To get a handle on this, I thought I’d consider the special case where we have a coset space realization Sn=G/H for some inclusion K⊂G.
In that case, Theorem 4.6 of the above article tells me that L2(G/H) decomposes as a direct sum of G-representations “ℰπ(G/H)” that are indexed by those irreps π of G whose restriction to H is trivial.
I can’t quite make out yet whether the summand ℰπ(G/H) is meant to consist of copies of that very irrep π, though by the very last Rem. 4.2 that’s the case at least when H is normal, so that the statement reduces to the ordinary PW theorem.
Once I knew which irreps of G the reps ℰπ(G/H) consist of, I’d need to know whether these branch into all irreps of K⊂G…
[edit: Hm, from standard Peter-Weyl, shouldn’t the decomposition of L2(G/H) simply be given by each G-irrep appearing with multiplicity the dimension of its H-fixed space? ]

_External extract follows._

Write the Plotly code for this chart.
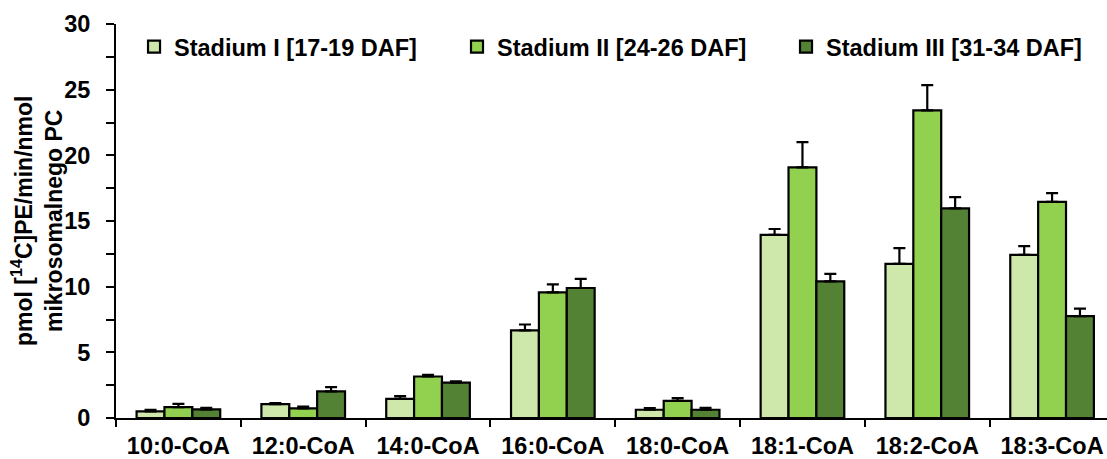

I just came here to ask another question, but thought I would post a response here since I worked through some of this stuff when I was working on my master’s thesis. Not sure if it helps, but here are a few facts that you might find useful: Normally, when we realize Sn=G/H by G=SO(n+1) and H=SO(n), the important property is that the G action makes Sn a 2-point homogeneous space. If X=G/H is 2-point homogeneous, it follows that (G,H) is a Gelfand pair, and this is the key property that simplifies a lot of the representation theory. The Gelfand pair property implies that L2(G/H) decomposes into Harmonic subrepresentations (generalizing spherical harmonics), but these might not be irreducible. This is where my understanding “peters out”. They are not irreducible, for example, when instead of the sphere we look at Grassmannians. These are no longer 2-point homogeneous but I think they’re still Gelfand pairs (when realized as homogeneous spaces in a usual way). I’m curious as to what is the criterion that makes the harmonic subreps irreducible. If I remember correctly, this example is shown in MacDonald’s symmetric functions book. Another helpful resource for this is “Sphere Packings, Lattices And Groups” (SPLAG). You may find it if you look for Gegenbauer polynomials or zonal polynomials, as these arise as reproducing kernels in the harmonic subspaces.
As for your question about which irreps of G appear in L2(G/H), here is what I can say, and I hope I am right on the details here. Let G be a compact group, and let ˆG be a complete set of pairwise non-isomorphic (finite dimensional, but this is automatic) unitary irreps of G. Then for each ρ∈ˆG and ϕ⊗v∈V*ρ⊗Vρ, define fρ,ϕ⊗v(x)=ϕ(ρxv). Then the map out of ⨁ρ∈ˆGV*ρ⊗Vρ given by ϕ⊗v↦fρ,ϕ⊗v is an isomorphism of unitary representations onto its image. I appear to have failed to cite the book where I learned this, but in that book, they denote the image Calg(G), though this appears to be non-standard notation. Then Calg(G) densely embeds into L2(G). The point is it seems (to me at least) easier to understand the technical details of Calg(G) than those of L2(G). Then I think this leads to the answer to your question:
Calg(G/H)≅Calg(G)H≅⨁ρ∈ˆGV*ρ⊗VHρ≅⨁ρ∈ˆGHV*ρ≅⨁ρ∈ˆGHVρwhere
ˆGH={ρ∈ˆG|dim(VHρ)=1}.Here when I write the superscript H I mean things invariant under translation on the right, say. So I think the decomposition into Harmonic subreps is in general a little coarser. To understand the L2 version it’s just a matter of applying some topological arguments.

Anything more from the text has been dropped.